Fri Aug 12 00:11:12 UTC 2011

On 08/11/2011 03:05 AM, Sebastian Kaps wrote:
> Hi,
> 
> On 04.08.2011, at 18:21, Steven Dake wrote:
> 
>>> Jul 31 03:51:02 node01 corosync[5870]:  [TOTEM ] Process pause detected
>>> for 11149 ms, flushing membership messages.
>>
>> This process pause message indicates the scheduler doesn't schedule
>> corosync for 11 seconds which is greater then the failure detection
>> timeouts.  What does your config file look like?  What load are you running?
> 
> 
> We've had another one of these this morning:
> "Process pause detected for 11763 ms, flushing membership messages."
> According to the graphs that are generated from Nagios data, the load of that system 
> jumped from 1.0 to 5.1 ca. 2 minutes before this event, stayed at that value for 
> ~5 minutes then dropped to below 1 afterwards. 10 Minutes later the system got shot,

Did nagios possibly block for 10+ seconds during this time as well?  In
this case, it wouldn't detect any spikes or delays in scheduling.

Are you running in a virtual machine or on old/slow hardware?

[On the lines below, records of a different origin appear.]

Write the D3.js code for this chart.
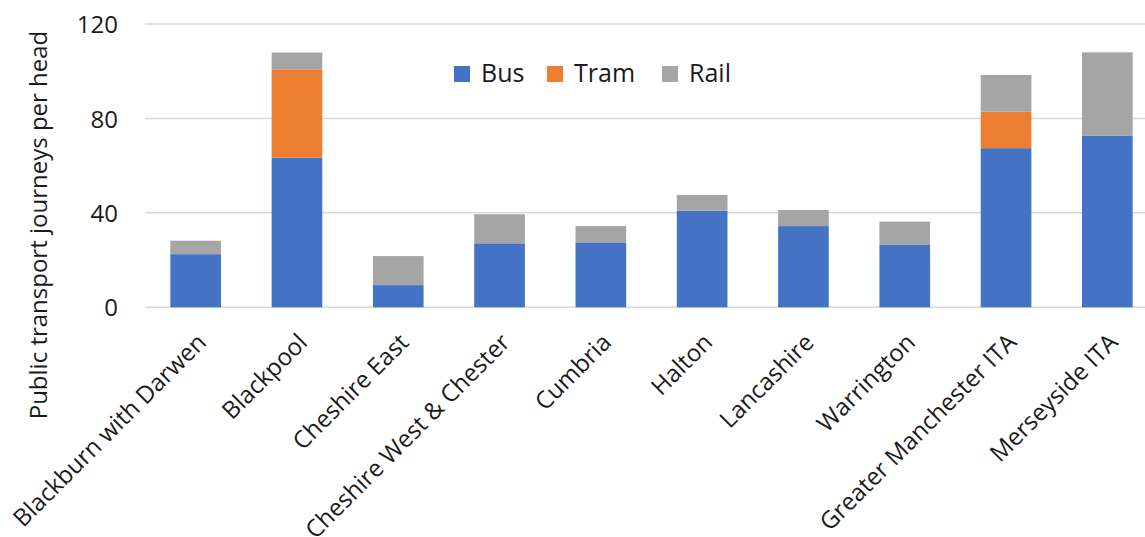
<!DOCTYPE html>
<html><head><meta charset="utf-8">
<script src="https://cdn.jsdelivr.net/npm/d3@7"></script>
<style>body{margin:0;background:#fff;}svg{display:block;font-family:"Open Sans",sans-serif;}</style>
</head><body>
<svg id="chart" width="1145" height="537"></svg>
<script>
const categories = ["Blackburn with Darwen","Blackpool","Cheshire East","Cheshire West & Chester","Cumbria","Halton","Lancashire","Warrington","Greater Manchester ITA","Merseyside ITA"];
const seriesNames = ["Bus","Tram","Rail"];
const bus  = [22.5, 63.4, 9.4, 27.1, 27.5, 40.9, 34.4, 26.4, 67.4, 72.6];
const tram = [0, 37.4, 0, 0, 0, 0, 0, 0, 15.5, 0];
const rail = [5.7, 7.1, 12.3, 12.3, 6.9, 6.7, 6.8, 9.9, 15.5, 35.4];
const yTicks = [0, 40, 80, 120];
const colors = ["#4472C4", "#ED7D31", "#A5A5A5"];

const svg = d3.select("#chart");
const x = d3.scaleBand().domain(categories).range([145, 1158]).paddingInner(0.5).paddingOuter(0.25);
const y = d3.scaleLinear().domain([0, 120]).range([307.3, 24]);

// gridlines
svg.append("g").selectAll("line").data(yTicks).join("line")
  .attr("x1", 145).attr("x2", 1158)
  .attr("y1", d => y(d)).attr("y2", d => y(d))
  .attr("stroke", "#D9D9D9").attr("stroke-width", 1.5);

// y axis
const yAxis = svg.append("g").attr("transform", "translate(118,0)")
  .call(d3.axisLeft(y).tickValues(yTicks).tickSize(0).tickPadding(0));
yAxis.select(".domain").remove();
yAxis.selectAll("text").attr("font-size", 24).attr("fill", "#1a1a1a")
  .attr("font-family", "Open Sans").attr("dy", "0.36em");

// stacked data
const rows = categories.map((c, i) => ({cat: c, Bus: bus[i], Tram: tram[i], Rail: rail[i]}));
const stack = d3.stack().keys(seriesNames)(rows);
svg.append("g").selectAll("g").data(stack).join("g")
  .attr("fill", (d, i) => colors[i])
  .selectAll("rect").data(d => d).join("rect")
  .attr("x", d => x(d.data.cat))
  .attr("width", x.bandwidth())
  .attr("y", d => y(d[1]))
  .attr("height", d => Math.max(0, y(d[0]) - y(d[1])));

// x axis labels
const xAxis = svg.append("g").attr("transform", "translate(0,318)")
  .call(d3.axisBottom(x).tickSize(0).tickPadding(0));
xAxis.select(".domain").remove();
xAxis.selectAll("text")
  .attr("font-size", 24).attr("fill", "#1a1a1a").attr("font-family", "Open Sans")
  .attr("text-anchor", "end").attr("dy", "0.7em").attr("dx", "0")
  .attr("transform", "translate(0,14) rotate(-45)");

// y title
svg.append("text")
  .attr("transform", "translate(47,225) rotate(-90)")
  .attr("text-anchor", "middle").attr("font-size", 24).attr("fill", "#1a1a1a")
  .text("Public transport journeys per head");

// legend
const legendX = [454, 547, 662];
const lg = svg.append("g").selectAll("g").data(seriesNames).join("g")
  .attr("transform", (d, i) => `translate(${legendX[i]},66)`);
lg.append("rect").attr("width", 16).attr("height", 16).attr("fill", (d, i) => colors[i]);
lg.append("text").attr("x", 27).attr("y", 16).attr("font-size", 25).attr("fill", "#1a1a1a").text(d => d);
</script>
</body></html>
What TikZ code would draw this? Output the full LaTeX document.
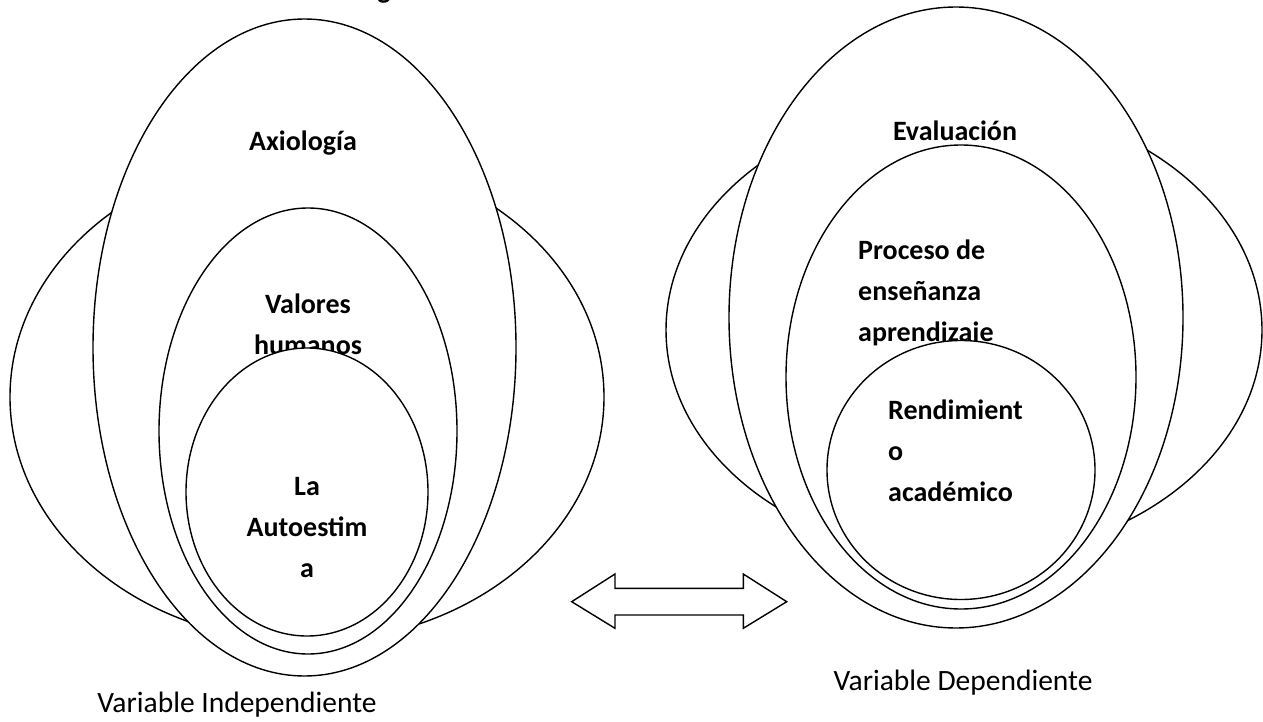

RE deadline cpu scheduler, the only thing I can find about that topic is
a new scheduling class.  Corosync doesn't take advantage of that
scheduling class (its not in the linux 3.0 glibc man pages - if it is
there, we don't know how to use it).

> probably because the OCFS2 got confused by the node leaving the cluster.
> At that time, the machine was only the standby node. The only things that could 
> have been running then, are a daily backup run (TSM) that starts the night before 
> and takes a few hours to complete - and the OCFS2-related processes (the backup of 
> the OCFS2 filesystem is done on that machine).
> 

I would really like someone that has these process pause problems to
test a patch I have posted to see if it rectifies the situation.  Our
significant QE team at Red Hat doesn't see these problems and I can't
generate them in engineering.  It is possible your device drivers are
taking spinlocks for extended periods or some other kernel problem is
occurring.

If you feel up to the task of building your own corosync, try out this
patch:

http://marc.info/?l=openais&m=130989380207300&w=2

Regards
-steve

> What can I do to investigate this behavior? We've switched to the "deadline" cpu 
> scheduler before the July 31st event. Could this cause this kind of behavior?
> I was under the impression, that 'deadline' was designed to prevent exactly these
> kinds of situations.
> Further increasing the timeout above the current value of 10s doesn't look like
> it's the solution for this problem.
> 
> The configuration is unchanged from the one I posted on August 4th.
> The funny thing is, that the cluster did not show any problems since July 31st.
> 
> Thanks in advance!
>